US 7,679,814 · Granted 2010-03-16
The Chemistry Behind E-Ink's Sharper, Longer-Lasting Displays
E Ink figured out how to make the black and white particles in electronic paper displays stay put longer and look clearer by mixing in special plastic polymers that act like tiny anchors. It's the difference between a sign that stays crisp for months versus one that gets fuzzy after a few weeks.
The plain-English version
What it protects
The claim covers a formula for electrophoretic fluid—the liquid that surrounds the colored particles in e-paper displays. Specifically, it protects the use of polystyrene or special diblock copolymers that form micelle structures to stabilize particle movement, and for certain display types, it covers using a blend of partially hydrogenated aromatic hydrocarbons and terpenes to reduce cloudiness. Anyone making an e-paper display with these exact chemical ingredients without permission would be infringing.
Why it matters
E-paper technology powers e-readers like Kindle and digital signage displays that need to show crisp text for months on a single battery charge. This patent solves a real engineering problem: preventing the particles from drifting or clustering unevenly, which causes the image to degrade or become hazy over time.

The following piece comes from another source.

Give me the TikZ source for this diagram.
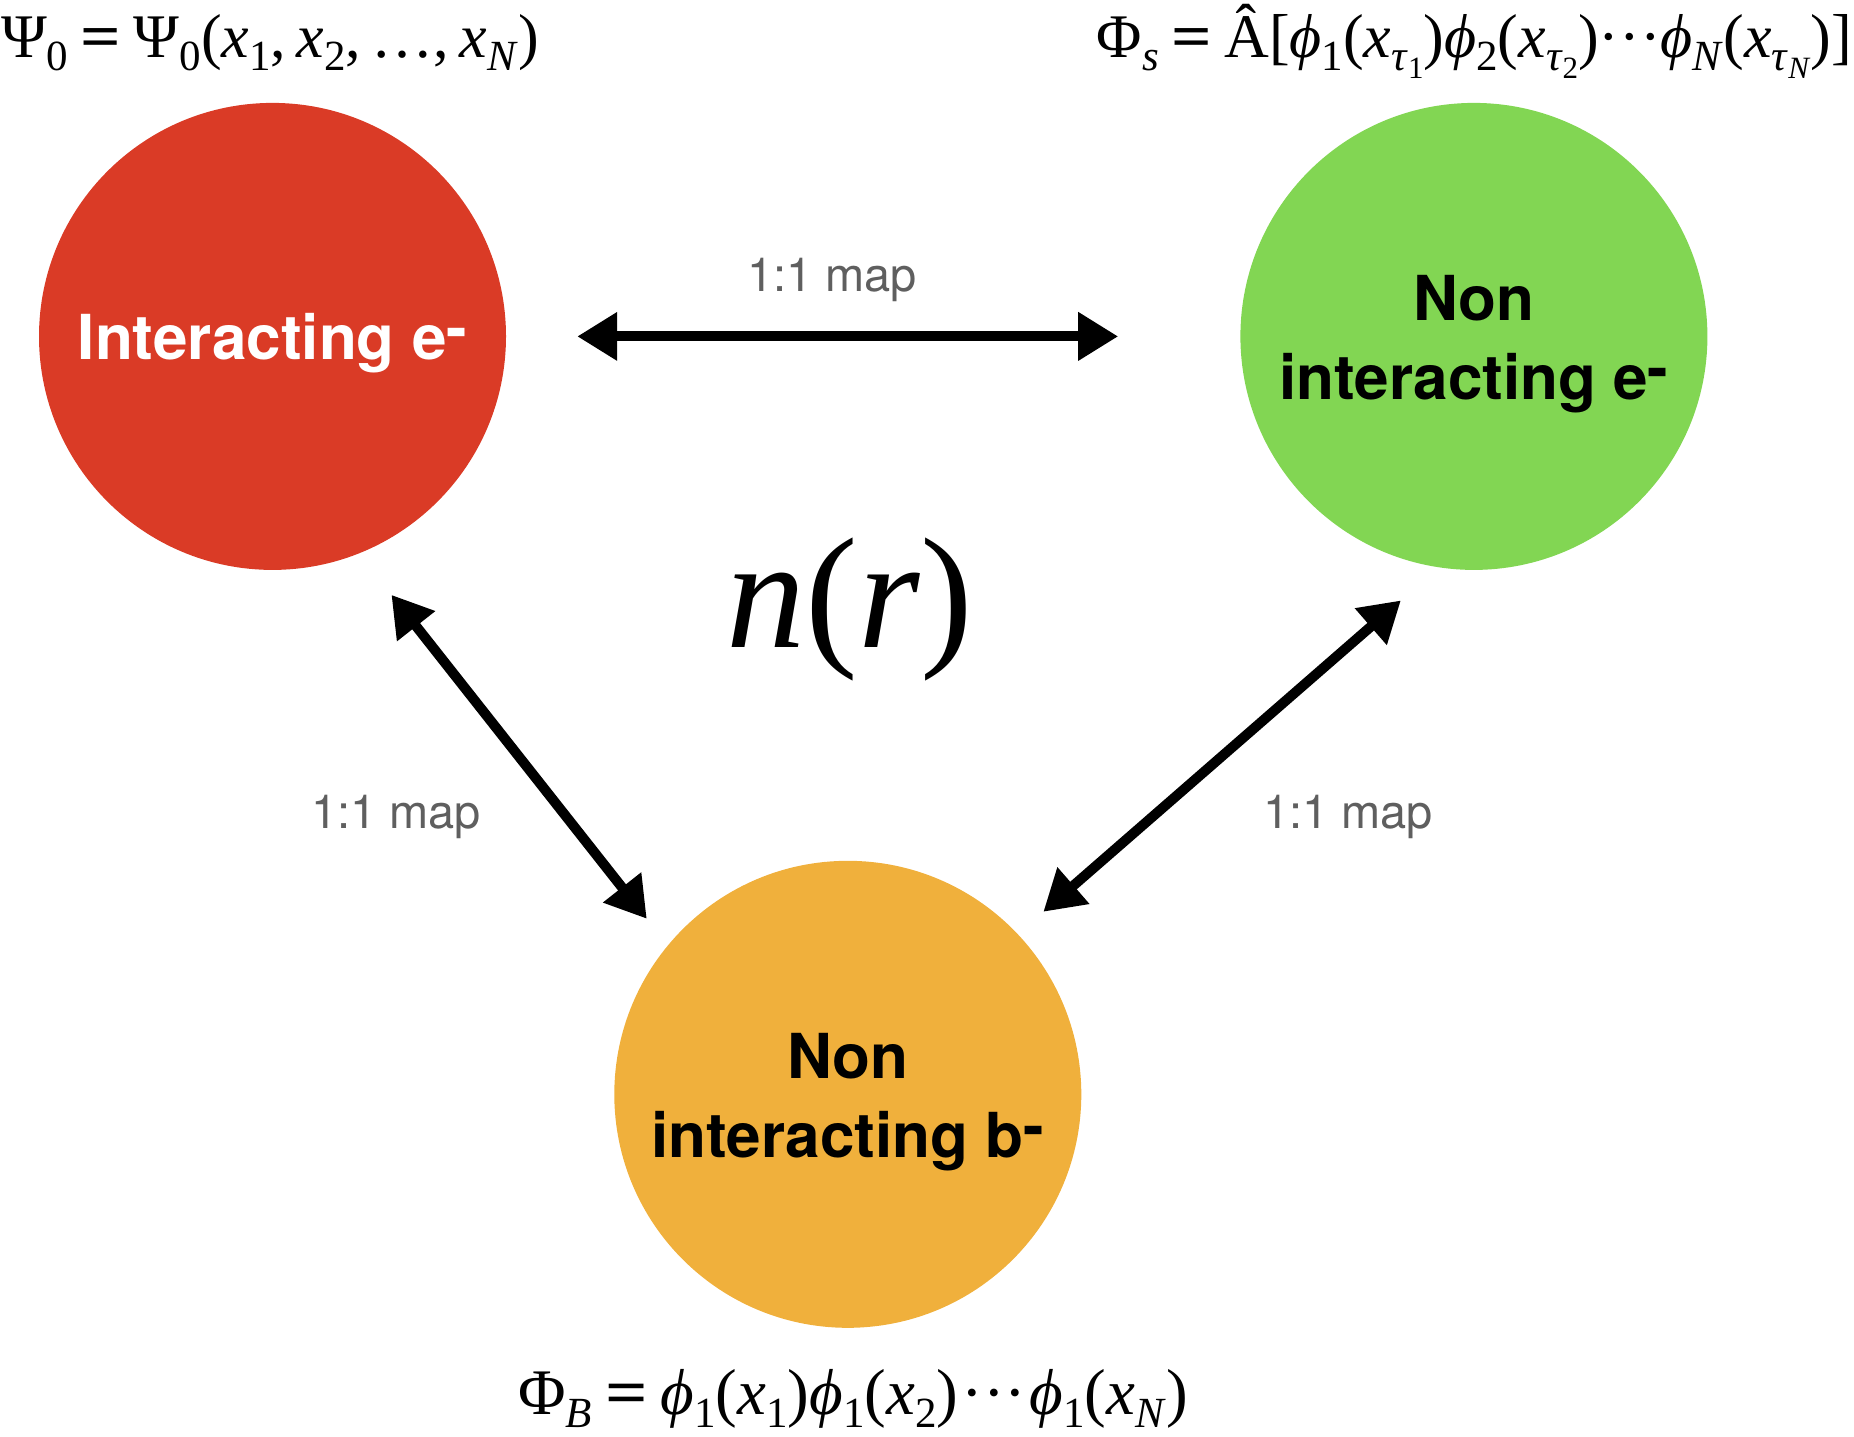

Longer image stability means devices can actually be useful, and clearer displays make the technology practical for commercial products.
Real-world use
When you read the same page on an e-reader for hours without the text fading or becoming blurry, you're benefiting from stabilizing chemistry like this—the particles are staying exactly where they should be.
Original USPTO abstract
The image stability of electrophoretic media, comprising a plurality of particles disposed in a fluid and capable of moving through the fluid upon application of an electric field to the medium, can be improved by including in the fluid either a polystyrene or an aggregating diblock copolymer which forms micelle-like structures in the fluid, the diblock copolymer having a first block soluble in the fluid and a second block not swellable by the fluid. In variable transmission electrophoretic media, haze can be reduced by using as the fluid a mixture of a partially hydrogenated aromatic hydrocarbon and a terpene.
Patent details
- Publication number
- US 7,679,814
- Filing date
- 2007-01-23
- Grant date
- 2010-03-16
- Assignee
- E Ink Corporation
- Inventor(s)
- PAOLINI, JR. RICHARD J., HARRIS GEORGE G., HONEYMAN CHARLES HOWIE, HERB CRAIG A., WEBBER RICHARD M., WHITESIDES THOMAS H.